At the Law Office of F. Clayton Tyler P.A in Minneapolis, I provide clients with straight talk and honest answers. I have taken on hundreds of traffic offense and impaired driving cases. I see clients make the same mistakes during a traffic stop, giving officers everything they need to make an arrest and a conviction. Taking a few minutes now to understand how to handle a police officer during a stop can make a huge difference later.
The first thing to understand is that you don’t have to make statements admitting you broke the law. You don’t have to answer incriminating questions like:
- Do you know how fast you were going?
- How much have you had to drink tonight?
- Do you know why I stopped you?
- Did you see that stop sign?
Be polite. Be respectful.
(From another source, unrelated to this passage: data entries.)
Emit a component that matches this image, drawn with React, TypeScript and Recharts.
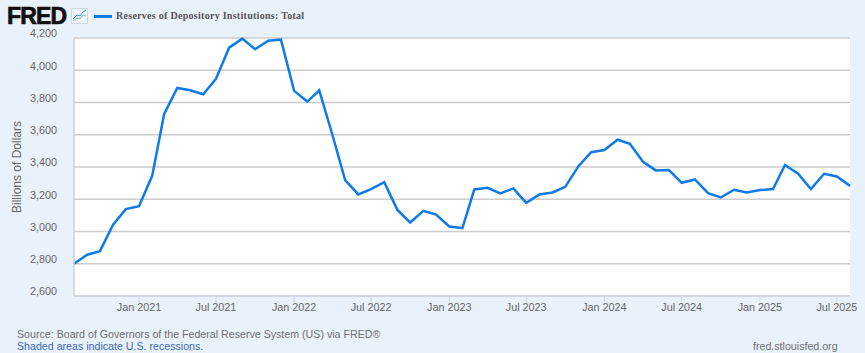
import React from 'react';
import { LineChart, Line, CartesianGrid, XAxis, YAxis, Label } from 'recharts';

const months = [
  '2020-08', '2020-09', '2020-10', '2020-11', '2020-12',
  '2021-01', '2021-02', '2021-03', '2021-04', '2021-05', '2021-06', '2021-07', '2021-08', '2021-09', '2021-10', '2021-11', '2021-12',
  '2022-01', '2022-02', '2022-03', '2022-04', '2022-05', '2022-06', '2022-07', '2022-08', '2022-09', '2022-10', '2022-11', '2022-12',
  '2023-01', '2023-02', '2023-03', '2023-04', '2023-05', '2023-06', '2023-07', '2023-08', '2023-09', '2023-10', '2023-11', '2023-12',
  '2024-01', '2024-02', '2024-03', '2024-04', '2024-05', '2024-06', '2024-07', '2024-08', '2024-09', '2024-10', '2024-11', '2024-12',
  '2025-01', '2025-02', '2025-03', '2025-04', '2025-05', '2025-06', '2025-07', '2025-08',
];

const reserves = [
  2800, 2856, 2878, 3042, 3139,
  3157, 3345, 3727, 3890, 3876, 3851, 3946, 4140, 4196, 4130, 4183, 4190,
  3872, 3806, 3876, 3600, 3319, 3230, 3263, 3306, 3134, 3056, 3128, 3105,
  3031, 3021, 3261, 3271, 3236, 3267, 3178, 3230, 3242, 3277, 3405, 3492,
  3505, 3569, 3544, 3432, 3379, 3381, 3302, 3323, 3238, 3211, 3259, 3242,
  3257, 3263, 3412, 3358, 3263, 3358, 3341, 3283,
];

const yTicks = [2600, 2800, 3000, 3200, 3400, 3600, 3800, 4000, 4200];
const xTickMonths = ['2021-01', '2021-07', '2022-01', '2022-07', '2023-01', '2023-07', '2024-01', '2024-07', '2025-01', '2025-07'];
const xTickLabels = ['Jan 2021', 'Jul 2021', 'Jan 2022', 'Jul 2022', 'Jan 2023', 'Jul 2023', 'Jan 2024', 'Jul 2024', 'Jan 2025', 'Jul 2025'];

const toTime = (m: string) => Date.parse(m + '-01T00:00:00Z');

const data = months.map((m, i) => ({ time: toTime(m), reserves: reserves[i] }));
const xTicks = xTickMonths.map(toTime);

const labelFor = (t: number) => xTickLabels[xTicks.indexOf(t)];

const sans = '"Liberation Sans", Arial, sans-serif';
const tickStyle = { fontFamily: sans, fontSize: 10.8, fill: '#666666' };

const App = () => {
  return (
    <div style={{ position: 'absolute', left: 0, top: 0, width: 865, height: 353, background: '#e9f1fa', overflow: 'hidden' }}>
      <LineChart width={865} height={353} data={data} margin={{ top: 38, right: 15, bottom: 27, left: 14 }}>
        <CartesianGrid vertical={false} stroke="#cccccc" strokeWidth={1.4} fill="#ffffff" />
        <XAxis
          dataKey="time"
          type="number"
          scale="time"
          domain={[data[0].time, data[data.length - 1].time]}
          ticks={xTicks}
          tickFormatter={labelFor}
          interval={0}
          height={30}
          stroke="#ccd6eb"
          tickSize={6}
          tick={tickStyle}
          tickMargin={1}
        />
        <YAxis
          type="number"
          domain={[2600, 4200]}
          ticks={yTicks}
          interval={0}
          width={60}
          stroke="#cccccc"
          strokeWidth={1.3}
          tickLine={false}
          tickMargin={11}
          tickFormatter={(v: number) => v.toLocaleString('en-US')}
          tick={{ ...tickStyle, dy: -4.5 }}
        >
          <Label value="Billions of Dollars" angle={-90} position="insideLeft" offset={3} style={{ fontFamily: sans, fontSize: 12, fill: '#666666', textAnchor: 'middle' }} />
        </YAxis>
        <Line type="linear" dataKey="reserves" stroke="#0f7be8" strokeWidth={2.5} dot={false} isAnimationActive={false} />
      </LineChart>

      <div style={{ position: 'absolute', left: 7, top: 3, fontFamily: sans, fontWeight: 700, fontSize: 23, lineHeight: '26px', color: '#111111', letterSpacing: -0.8, WebkitTextStroke: '0.7px #111111' }}>FRED</div>
      <svg style={{ position: 'absolute', left: 71, top: 8 }} width={17} height={16}>
        <rect x={0.5} y={0.5} width={16} height={15} fill="#eef3f8" stroke="#cfd8e0" />
        <polyline points="2,13 6,10 9,11 12,7 15,8" fill="none" stroke="#7fc4b8" />
        <polyline points="2,11 6,7 9,8 12,4 15,2" fill="none" stroke="#3d8fd9" />
      </svg>
      <div style={{ position: 'absolute', left: 94, top: 15, width: 18, height: 2.5, background: '#0f7be8' }} />
      <div style={{ position: 'absolute', left: 116, top: 9, fontFamily: '"Liberation Serif", serif', fontWeight: 700, fontSize: 10, lineHeight: '14px', color: '#555555', letterSpacing: 0.28 }}>Reserves of Depository Institutions: Total</div>

      <div style={{ position: 'absolute', left: 17, top: 328, fontFamily: sans, fontSize: 10.65, lineHeight: '13px', color: '#707070' }}>Source: Board of Governors of the Federal Reserve System (US) via FRED®</div>
      <div style={{ position: 'absolute', left: 17, top: 340, fontFamily: sans, fontSize: 10.65, lineHeight: '13px', color: '#3e6bb0' }}>Shaded areas indicate U.S. recessions.</div>
      <div style={{ position: 'absolute', left: 753, top: 340, fontFamily: sans, fontSize: 10.65, lineHeight: '13px', color: '#707070' }}>fred.stlouisfed.org</div>
    </div>
  );
};

export default App;
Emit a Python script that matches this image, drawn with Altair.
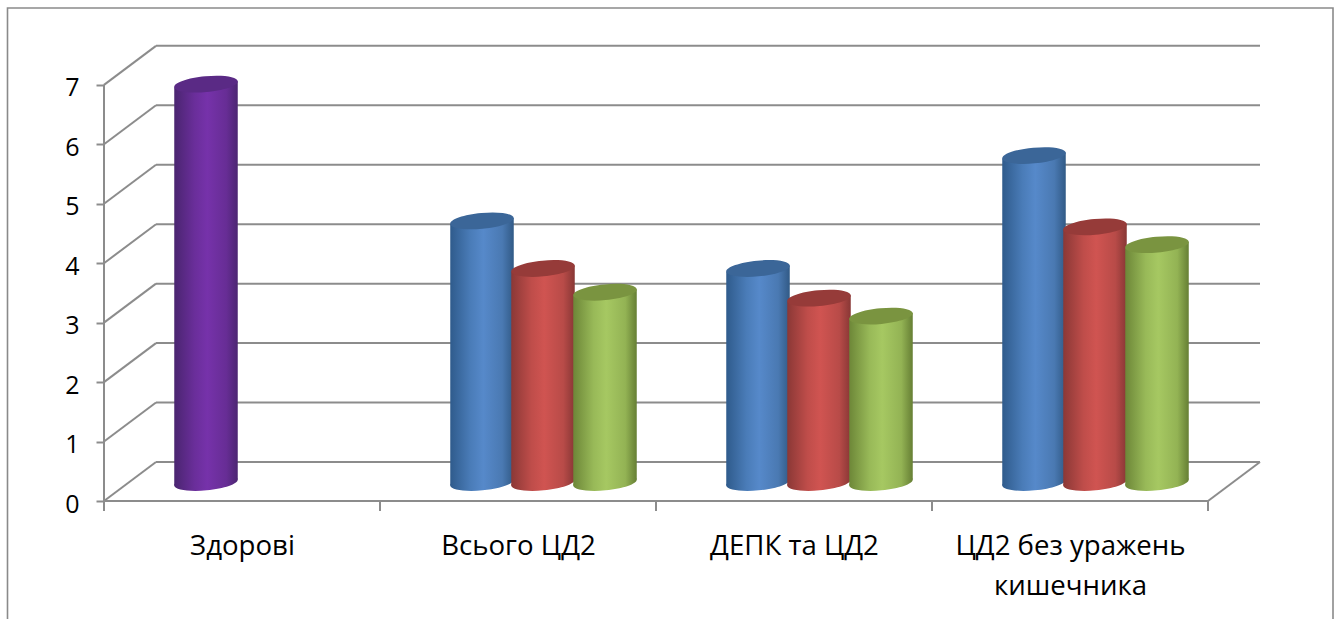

Give officers identification when they request it, but understand that answers to questions like the ones above can be used to arrest and/or convict you of a crime.
The police aren’t usually asking you the questions because they don’t know the answers. They are asking the questions because they are gathering evidence of a potential crime. Don’t wait until a police officer reads your Miranda rights or puts handcuffs on to stop talking – you have the right to simply and politely refuse to answer questions prior to talking with an attorney.
Under Minnesota’s implied consent laws, if you are arrested police are likely to ask you to submit to a breath, blood, or urine test. There can be harsh consequences for refusing to provide a sample, and you do have the right to try to contact an attorney before you decide whether to consent. For most people in most situations, the best option is to submit to the test. After this test, it is important to have your own test performed so that you have an independent analysis of any test to which you submit.
If you are arrested within the state of Minnesota, I can provide additional and immediate counsel at the Law Office of F. Clayton Tyler P.A. (612) 333-7309) for clients facing DWI or other traffic charges. As with any criminal charge, the sooner you involve a lawyer in your situation, the more they may be available for your defense. I can get to work immediately and give you the advice you need to make immediate and informed decisions.
The threshold for being stopped is very low, and the more evidence or reason you provide an officer with to arrest you, the more difficult your case can become. Don’t be combative or argumentative. Simply inform an arresting officer that you are unable to answer questions and that you want to exercise your right to speak with a lawyer.